Bugs begins to assume that the third time is a charm, and announces boldly, “And so, having re-re-disposed of the monster…” but he is distracted by the reappearance of the hot girl robot bunny, that has been mysteriously rebuilt (the scientist did sort of disappear in this film, so maybe...) As she parades around, he tries to continue. “Exit our hero…!” but she is just too much for him. “Mechanical,” he says pointing his thumb at her, just as she kisses him on the cheek. “Well! So, it’s mechanical!” he yells, and turns to follow her out, walking like a robot bunny. THE END.
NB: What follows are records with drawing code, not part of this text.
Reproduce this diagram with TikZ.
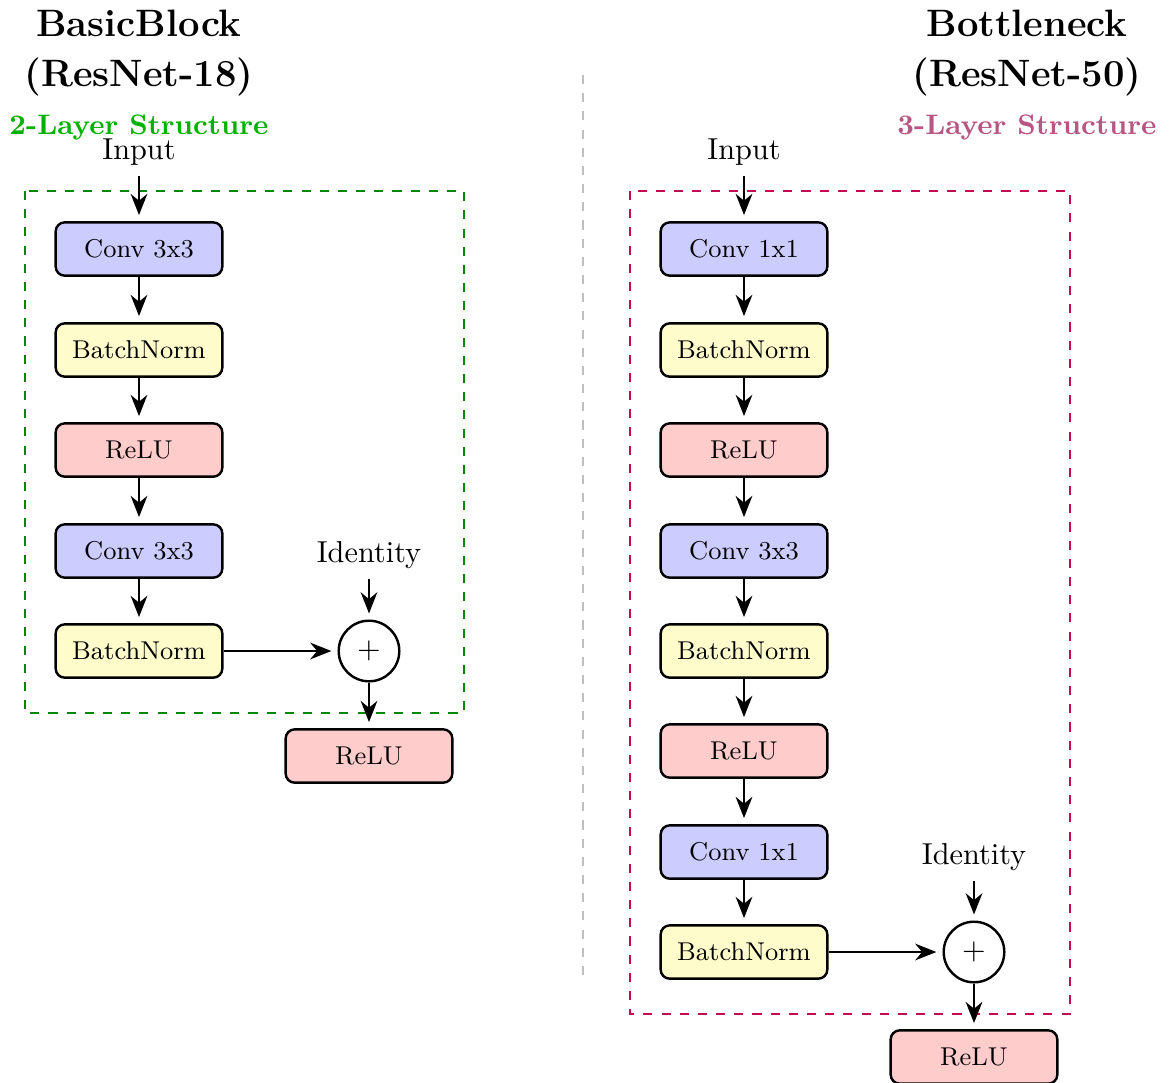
\documentclass[tikz,border=0pt]{standalone}
\usepackage{fix-cm}
\usetikzlibrary{arrows.meta}
\definecolor{titlegreen}{RGB}{0,178,0}
\definecolor{boxgreen}{RGB}{0,135,0}
\definecolor{boxpurple}{RGB}{196,10,80}
\definecolor{titlepurple}{RGB}{185,85,130}
\begin{document}
\begin{tikzpicture}[x=0.33pt,y=-0.33pt,
  layer/.style={draw,thick,rounded corners=3pt,minimum width=55pt,minimum height=17.6pt,
    inner sep=0pt,font=\fontsize{8.5}{10}\selectfont},
  conv/.style={layer,fill=blue!20},
  bn/.style={layer,fill=yellow!20},
  relu/.style={layer,fill=red!20},
  addop/.style={draw,thick,circle,minimum size=20pt,inner sep=0pt},
  flow/.style={-{Stealth[length=7pt,width=5.5pt]},thick,shorten >=2pt},
  title/.style={font=\fontsize{12.6}{15}\selectfont\bfseries,align=center},
  subtitle/.style={font=\fontsize{9.3}{11}\selectfont\bfseries},
  frame/.style={thick,dashed}]
\useasboundingbox (0,0) rectangle (1170,1082);

% separator
\draw[gray!50,thick,dashed] (583,75) -- (583,975);

% ---------- BasicBlock ----------
\node[title] (tA) at (139,53) {BasicBlock\\[1.5pt](ResNet-18)};
\node[subtitle,text=titlegreen] (sA) at (139,127) {2-Layer Structure};
\draw[frame,boxgreen] (25,191) rectangle (464,713);
\node (inA) at (139,152) {Input};
\node[conv] (a1) at (139,249) {Conv 3x3};
\node[bn]   (a2) at (139,350) {BatchNorm};
\node[relu] (a3) at (139,450) {ReLU};
\node[conv] (a4) at (139,551) {Conv 3x3};
\node[bn]   (a5) at (139,651) {BatchNorm};
\node[addop] (addA) at (369,651) {$+$};
\node (idA) at (369,555) {Identity};
\node[relu] (outA) at (369,756) {ReLU};
\draw[flow] (inA) -- (a1);
\draw[flow] (a1) -- (a2);
\draw[flow] (a2) -- (a3);
\draw[flow] (a3) -- (a4);
\draw[flow] (a4) -- (a5);
\draw[flow] (a5) -- (addA);
\draw[flow] (idA) -- (addA);
\draw[flow] (addA) -- (outA);

% ---------- Bottleneck ----------
\node[title] (tB) at (1027,53) {Bottleneck\\[1.5pt](ResNet-50)};
\node[subtitle,text=titlepurple] (sB) at (1027,127) {3-Layer Structure};
\draw[frame,boxpurple] (630,191) rectangle (1070,1014);
\node (inB) at (744,152) {Input};
\node[conv] (b1) at (744,249) {Conv 1x1};
\node[bn]   (b2) at (744,350) {BatchNorm};
\node[relu] (b3) at (744,450) {ReLU};
\node[conv] (b4) at (744,551) {Conv 3x3};
\node[bn]   (b5) at (744,651) {BatchNorm};
\node[relu] (b6) at (744,751) {ReLU};
\node[conv] (b7) at (744,852) {Conv 1x1};
\node[bn]   (b8) at (744,952) {BatchNorm};
\node[addop] (addB) at (974,952) {$+$};
\node (idB) at (974,857) {Identity};
\node[relu] (outB) at (974,1057) {ReLU};
\draw[flow] (inB) -- (b1);
\draw[flow] (b1) -- (b2);
\draw[flow] (b2) -- (b3);
\draw[flow] (b3) -- (b4);
\draw[flow] (b4) -- (b5);
\draw[flow] (b5) -- (b6);
\draw[flow] (b6) -- (b7);
\draw[flow] (b7) -- (b8);
\draw[flow] (b8) -- (addB);
\draw[flow] (idB) -- (addB);
\draw[flow] (addB) -- (outB);
\end{tikzpicture}
\end{document}
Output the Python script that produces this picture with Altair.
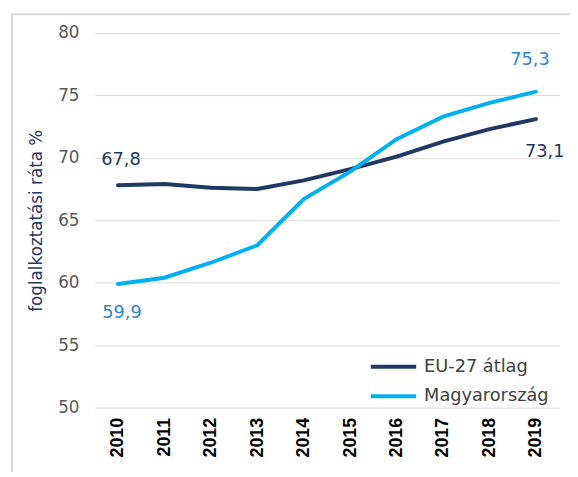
import altair as alt
import pandas as pd

years = [2010, 2011, 2012, 2013, 2014, 2015, 2016, 2017, 2018, 2019]
eu27 = [67.8, 67.9, 67.6, 67.5, 68.2, 69.1, 70.1, 71.3, 72.3, 73.1]
hungary = [59.9, 60.4, 61.6, 63.0, 66.7, 68.9, 71.5, 73.3, 74.4, 75.3]
series_names = ["EU-27 átlag", "Magyarország"]
line_colors = ["#1F3864", "#00B0F0"]
y_ticks = [50, 55, 60, 65, 70, 75, 80]

rows = []
for name, vals in zip(series_names, [eu27, hungary]):
    for yr, v in zip(years, vals):
        rows.append({"year": str(yr), "value": v, "series": name,
                     "label": f"{v:.1f}".replace(".", ",")})
df = pd.DataFrame(rows)

W, H = 471, 380

x_enc = alt.X("year:N", scale=alt.Scale(paddingInner=0, paddingOuter=0),
              axis=alt.Axis(title=None, labelAngle=-90, labelFont="Liberation Sans",
                            labelFontSize=18, labelFontWeight="bold", labelColor="#000000",
                            labelPadding=10, ticks=False, domain=False, grid=False))
y_enc = alt.Y("value:Q", scale=alt.Scale(domain=[50, 80], nice=False, zero=False),
              axis=alt.Axis(values=y_ticks, title="foglalkoztatási ráta %",
                            titleFont="DejaVu Sans", titleFontSize=17, titleFontWeight="normal",
                            titleColor="#1F3864", titlePadding=12,
                            labelFont="DejaVu Sans", labelFontSize=17, labelColor="#595959",
                            labelPadding=16, ticks=False, domain=False,
                            gridColor="#D9D9D9", gridWidth=1))

frame = alt.Chart(pd.DataFrame({"a": [0]})).mark_rect(
    fill=None, stroke="#D9D9D9", strokeWidth=2, clip=False
).encode(x=alt.value(-84), x2=alt.value(W + 40), y=alt.value(-19), y2=alt.value(H + 120))

lines = alt.Chart(df).mark_line(strokeWidth=4, strokeCap="round").encode(
    x=x_enc, y=y_enc,
    color=alt.Color("series:N",
                    scale=alt.Scale(domain=series_names, range=line_colors),
                    legend=alt.Legend(title=None, orient="none", legendX=278, legendY=325,
                                      symbolType="M-1,0H3", symbolSize=529, symbolStrokeWidth=4,
                                      labelFont="DejaVu Sans", labelFontSize=18,
                                      labelColor="#404040", labelOffset=29, rowPadding=7))
)

def lab(series, year, color, dx, dy):
    return alt.Chart(df).transform_filter(
        (alt.datum.series == series) & (alt.datum.year == str(year))
    ).mark_text(font="DejaVu Sans", fontSize=18, color=color, dx=dx, dy=dy).encode(
        x="year:N", y="value:Q", text="label:N")

labels = [
    lab("EU-27 átlag", 2010, "#1F3864", 3, -26),
    lab("EU-27 átlag", 2019, "#1F3864", 9, 33),
    lab("Magyarország", 2010, "#2F87D0", 4, 30),
    lab("Magyarország", 2019, "#2F87D0", -6, -32),
]

chart = alt.layer(frame, lines, *labels).properties(
    width=W, height=H,
    autosize=alt.AutoSizeParams(type="none"),
    padding={"left": 88, "top": 22, "right": 11, "bottom": 62},
    background="white",
).configure_view(stroke=None)

chart.save("out.html", embed_options={"renderer": "svg", "actions": False})
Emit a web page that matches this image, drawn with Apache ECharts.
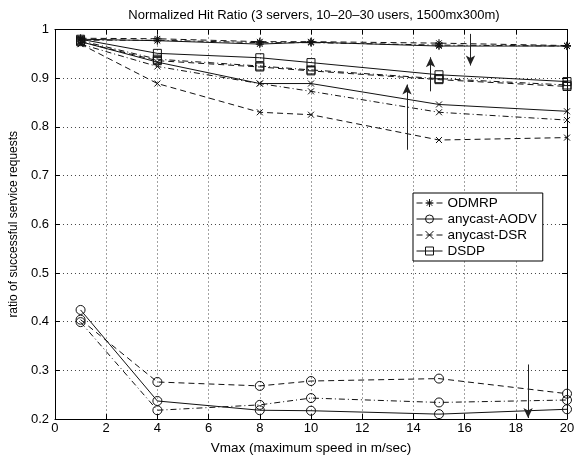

Hair-Raising Hare never gets old for me, even after watching it several times in one morning to write this piece. It may be due to the Halloween spirit in which I have invested myself greatly in relaunching both of my blogs in the past month, as I tend to be more partial to films with horror or monster themes. But today I also rewatched the second film to feature the Gossamer character battling Bugs, 1952’s Water, Water Every Hare (also directed by Jones), and it did not fare quite as well with me. Though I like it, I am disappointed by that short’s mad scientist (done more in the Karloff style, though a good deal shorter than the Lorre knockoff), and it starts to careen into the cutesier Jones material that comes off too sugary for me (at times).

I was disappointed in finding out there were so few films featuring the Gossamer character (just the two in the Golden Age) once I finally got to see one of his films. I suppose he would be hard to adapt to a lot of material, so perhaps it was best they kept him to the horror spoofs they did. That doesn't mean they haven't employed him a lot in recent years, where he has made cameos in a wide variety of TV shows, specials and new shorts using the old characters. He has become more popular in the last twenty years than he was in the studio's creative heyday, and I would have to admit that I am part of that fanbase, even if I haven't purchased any toys or stuffed dolls yet. 

Besides how would he react to being owned by a "people"? I don't think my walls could handle the pressure.